Where $\nabla J^{(i)}(\theta) = (h_\theta(x^{(i)}) - y^{(i)}) x^{(i)}$ is the gradient for a single example.

Advantages:

• Much faster per iteration (no sum over all data)
• Can escape local minima due to noise
• Works well with online learning

Disadvantages:

• Noisy updates, doesn't converge smoothly
• May need learning rate decay

Mini-batch Gradient Descent

Mini-batch Gradient Descent is a compromise between batch GD and SGD, using batch size $s$ and epoch-based shuffling:

Algorithm:

Initialize $\theta^{(0)}$ randomly,   $j = 0$

For $e = 0, 1, 2, ...$ (until stopping)     ← Every epoch gets a new random order

    Shuffle all $n$ data points randomly

    For $t = 1, ..., \lfloor n/s \rfloor$:

        Collect the current batch $B = \{x^{(1+(t-1) \cdot s)}, ..., x^{(t \cdot s)}\}$

        $\theta^{(j+1)} = \theta^{(j)} - \alpha \nabla J^B(\theta^{(j)}), \quad j = j + 1$

Where $\nabla J^B(\theta) = \frac{1}{s} \sum_{i \in B} (h_\theta(x^{(i)}) - y^{(i)}) x^{(i)}$ is the gradient over the batch.

Advantages:

• Balances speed and stability
• Leverages vectorization for efficiency
• Standard choice in deep learning (typical batch sizes: 32, 64, 128, 256)

Normal Equation

Analytical solution to find optimal $\theta$:

$$\theta = (X^T X)^{-1} X^T y$$

Pros: No need to choose learning rate, no iterations
Cons: Slow if $n$ is large (computing inverse is $O(n^3)$)

Ridge Regression (L2 Regularization)

Regularization helps prevent overfitting by adding a penalty term to the cost function that discourages complex models.

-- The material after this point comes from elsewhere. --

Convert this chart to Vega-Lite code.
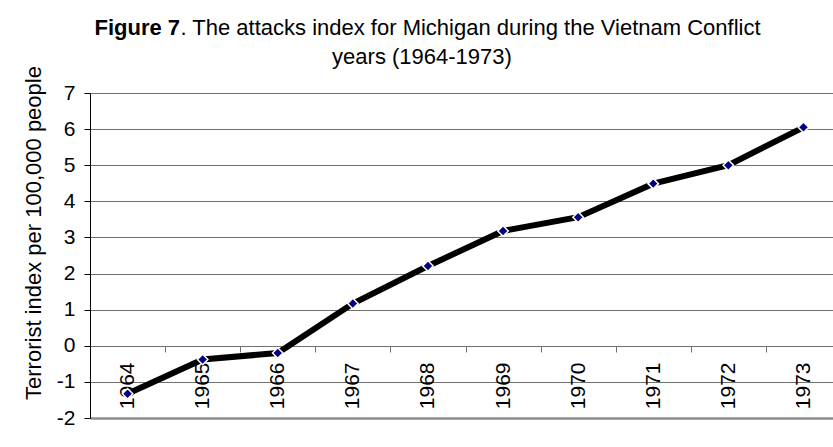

Add the squared magnitude of coefficients to the cost function:

$$J(\theta) = \frac{1}{2m} \sum_{i=1}^{m} (h_\theta(x^{(i)}) - y^{(i)})^2 + \frac{\lambda}{2m} \sum_{j=1}^{n} \theta_j^2$$

• $\lambda$ is the regularization parameter
• Larger $\lambda$ means more regularization (simpler model)
• Does not include $\theta_0$ in the penalty term

Effect: Shrinks coefficients towards zero but doesn't set them exactly to zero.